Homebuyers and property owners in Queensland stand to benefit from the plans of the federal government to support housing, but the Real Estate Institute of Queensland (REIQ) said more needs to be done in order to ensure that these support measures reach a wider population.
One of the welcome developments was the extension of the First Home Super Saver (FHSS) scheme, which will allow first-home buyers to release up to $50,000 of their voluntary super contributions to purchase a home. REIQ also commended the provision of 10,000 extra slots for the First Home Loan Deposit Scheme, which will help buyers break into the market with as little as a 5% mortgage deposit.
However, Antonia Mercorella, CEO of the REIQ, said the scheme still restricts the choices of potential applicants to newly constructed homes.
"By doing so, it fails to recognise the entry barriers for many first-home buyers, particularly for young families whom new construction is not an affordable or practical option over established housing options,” Mercorella said.
Figures from the Australian Bureau of Statistics show that the cost of new construction has risen at a more substantial rate than the value established housing. Over the period ranging from 1995 to 2018, the costs of new construction have risen by 220.3% versus the 113.95% gains in the costs of established housing.

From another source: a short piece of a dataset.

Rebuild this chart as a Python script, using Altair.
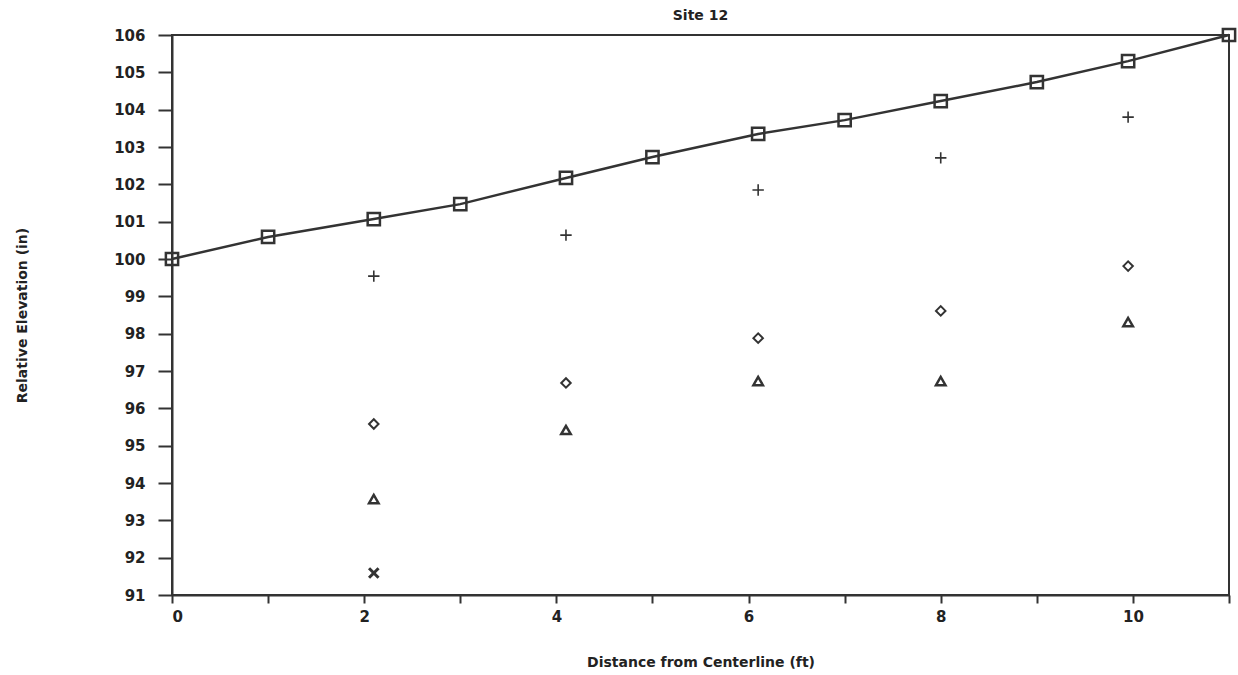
import altair as alt
import pandas as pd

# Surface profile (connected squares)
line_x = [0, 1, 2.1, 3, 4.1, 5, 6.1, 7, 8, 9, 9.95, 11]
line_y = [100.0, 100.59, 101.07, 101.47, 102.17, 102.73, 103.35, 103.72, 104.23, 104.74, 105.30, 106.0]

pt_x = [2.1, 4.1, 6.1, 8.0, 9.95]
plus_y = [99.54, 100.64, 101.85, 102.71, 103.80]
diamond_y = [95.58, 96.68, 97.88, 98.61, 99.81]
triangle_y = [93.57, 95.42, 96.73, 96.73, 98.31]

x_cross_x = [2.1]
x_cross_y = [91.59]

y_ticks = list(range(91, 107))
x_ticks = list(range(0, 12))

FONT = "DejaVu Sans"
INK = "#333333"
TXT = "#222222"

line_df = pd.DataFrame({"x": line_x, "y": line_y})
plus_df = pd.DataFrame({"x": pt_x, "y": plus_y})
diam_df = pd.DataFrame({"x": pt_x, "y": diamond_y})
tri_df = pd.DataFrame({"x": pt_x, "y": triangle_y})
xc_df = pd.DataFrame({"x": x_cross_x, "y": x_cross_y})

xscale = alt.Scale(domain=[0, 11], nice=False, zero=False)
yscale = alt.Scale(domain=[91, 106], nice=False, zero=False)

common = dict(grid=False, domainColor=INK, domainWidth=2, tickColor=INK, tickWidth=2,
              labelFont=FONT, labelFontSize=15, labelFontWeight="bold", labelColor=TXT,
              titleFont=FONT, titleFontSize=14, titleFontWeight="bold", titleColor=TXT,
              labelOverlap=False)

xaxis = alt.Axis(values=x_ticks, format="d",
                 labelExpr="(datum.value % 2 == 0 && datum.value <= 10) ? datum.label : ''",
                 tickSize=8, labelPadding=6, title="Distance from Centerline (ft)",
                 titlePadding=31, **common)
yaxis = alt.Axis(values=y_ticks, format="d", tickSize=14, labelPadding=13,
                 title="Relative Elevation (in)", titlePadding=84, **common)

X = alt.X("x:Q", scale=xscale, axis=xaxis)
Y = alt.Y("y:Q", scale=yscale, axis=yaxis)

line = alt.Chart(line_df).mark_line(color=INK, strokeWidth=2.5, clip=False).encode(x=X, y=Y)
squares = alt.Chart(line_df).mark_point(shape="square", size=150, filled=False, color=INK,
                                        strokeWidth=2.5, opacity=1, clip=False).encode(x=X, y=Y)
plus = alt.Chart(plus_df).mark_point(shape="M-1,0L1,0M0,-1L0,1", size=130, filled=False,
                                     color=INK, strokeWidth=1.6, opacity=1).encode(x=X, y=Y)
diam = alt.Chart(diam_df).mark_point(shape="diamond", size=90, filled=False, color=INK,
                                     strokeWidth=2, opacity=1).encode(x=X, y=Y)
tri = alt.Chart(tri_df).mark_point(shape="triangle-up", size=90, filled=False, color=INK,
                                   strokeWidth=2.5, opacity=1).encode(x=X, y=Y)
xc = alt.Chart(xc_df).mark_point(shape="M-1,-1L1,1M-1,1L1,-1", size=90, filled=False, color=INK,
                                 strokeWidth=3, opacity=1).encode(x=X, y=Y)

chart = alt.layer(line, squares, plus, diam, tri, xc).properties(
    width=1057, height=560,
    background="white",
    title=alt.TitleParams("Site 12", fontSize=14, font=FONT, fontWeight="bold", color=TXT, offset=1),
    autosize=alt.AutoSizeParams(type="none"),
    padding={"left": 172, "top": 35, "right": 9, "bottom": 80},
).configure_view(stroke=INK, strokeWidth=2)

chart.save("out.html", embed_options={"renderer": "svg", "actions": False})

Mercorella also believes that the proposed Family Home Guarantee will only be able to help few single parents.
The Family Home Guarantee works similarly to the FHLDS. It aims to help single parents with dependants who earn up to $125,000 access housing with just a 2% deposit. The federal government allotted 10,000 slots for the scheme, which will be filled in four years.
Mercorella said the limited spots for the scheme indicate that it will only work for about 1.5% of the market.
"When divvied up between the states and territories, it becomes much clearer that these kinds of budgetary measures must go further to have any meaningful impact," she said.